Last week, I had the privilege of hiring artist Jake Murray to design the cover to my book, The Dead Don’t Cry. With a keen eye for subtlety and a love for science fiction, he is bringing to life characters that have until now existed only in my imagination. But that trick isn’t unique to him. What is, however, is the level of thought he brings to his work. Regarding the angle he chose for my cover and the tilt reflected therein, he writes:
The “worm’s-eye” viewpoint gives us a sense that these two characters are strong (at least stronger than us because we have to look up to them), while the tilted angle suggests unbalance. They are strong, but their world is not stable.
Jake has not read TDDC, yet he understands perfectly the theme I was aiming for. In today’s “In the Biz,” he shares some more of his wisdom with us all!
What drew you to fantasy and science fiction?
Wow. That’s a tough one, and then again I guess not that tough. Thinking as far back as I can remember, I’d have to say that Star Wars was what initially got me hooked on sci-fi and fantasy. It really is both genres all packed into one. My mother actually had to make me watch the first one because I was a really skeptical five-year old. But after that, I’ve been a fan ever since.
What sets cover design apart from other commissions?
I’d say cover design can sometimes be a bit more intimidating because your work has a much more direct impact on whether or not a client’s product is going to grab someone’s interest and potentially sell.

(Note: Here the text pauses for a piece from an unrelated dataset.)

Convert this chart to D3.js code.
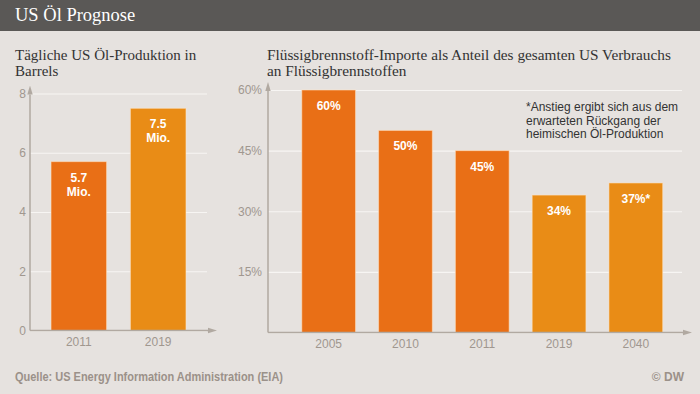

The stakes are a little higher than doing interior illustration work.
A book cover can make or break a book. What endears you to commit to a project?
It definitely helps if you can get behind the material and really take interest in it. But even if you can’t, each project presents its own challenges from an artistic perspective – and I do enjoy challenges.
Writers are notoriously opinionated. How do you approach dealing with their vision without compromising your own?
As an illustrator, I think it’s important to understand that it really isn’t so much about your artistic vision as it is about helping your client to actualize theirs in the best possible way. Sometimes that means telling a client that very specific and wonderful idea they have doesn’t work artistically. Sometimes it means accepting that my wonderfully creative idea doesn’t really work for a given project. Illustration is a service industry and that’s really how I try to approach it.
What advice – if any – can you share with writers looking to partner with an illustrator?
I would say, first off, be willing to offer some sort of compensation as a client. I’ve not encountered this with an author before, but there are some businesses and individuals out there that love to justify an unpaid project as “great work for your portfolio.” While it can definitely have that benefit, I think sometimes there’s a misconception that because artists enjoy the work they do, it’s not really work. Of course, it’s ultimately up to the illustrator to accept the job for pay or not, but it’s nice to know that your work and time is really being valued.
Lastly I would say that if you’re new to working with an illustrator, communication is key. Give as much information about what you’re looking for as you can. Share your vision so that the artist can really serve you and make it the best it can be!
Jake Murray started his career back in 2005 with “Mr. Topaz Takes a Walk” and its sequel “Mr. Topaz is Left in Charge,” print-on-demand children’s books that can be found on amazon.com. Since then, he has maintained a small list of clients such as SBC Advertising and some smaller local businesses. He is currently working with Fantasy Flight Games as a freelancer producing artwork for collectible cards, has a project in the works with another board game company, and is doing some concept design for screenwriter’s film pitch. Ultimately, he’d like focus on doing cover art for the major sci-fi/fantasy publishers, as well as continue working for film and games.
Jake, when TDDC takes off, you can count on at least three more covers!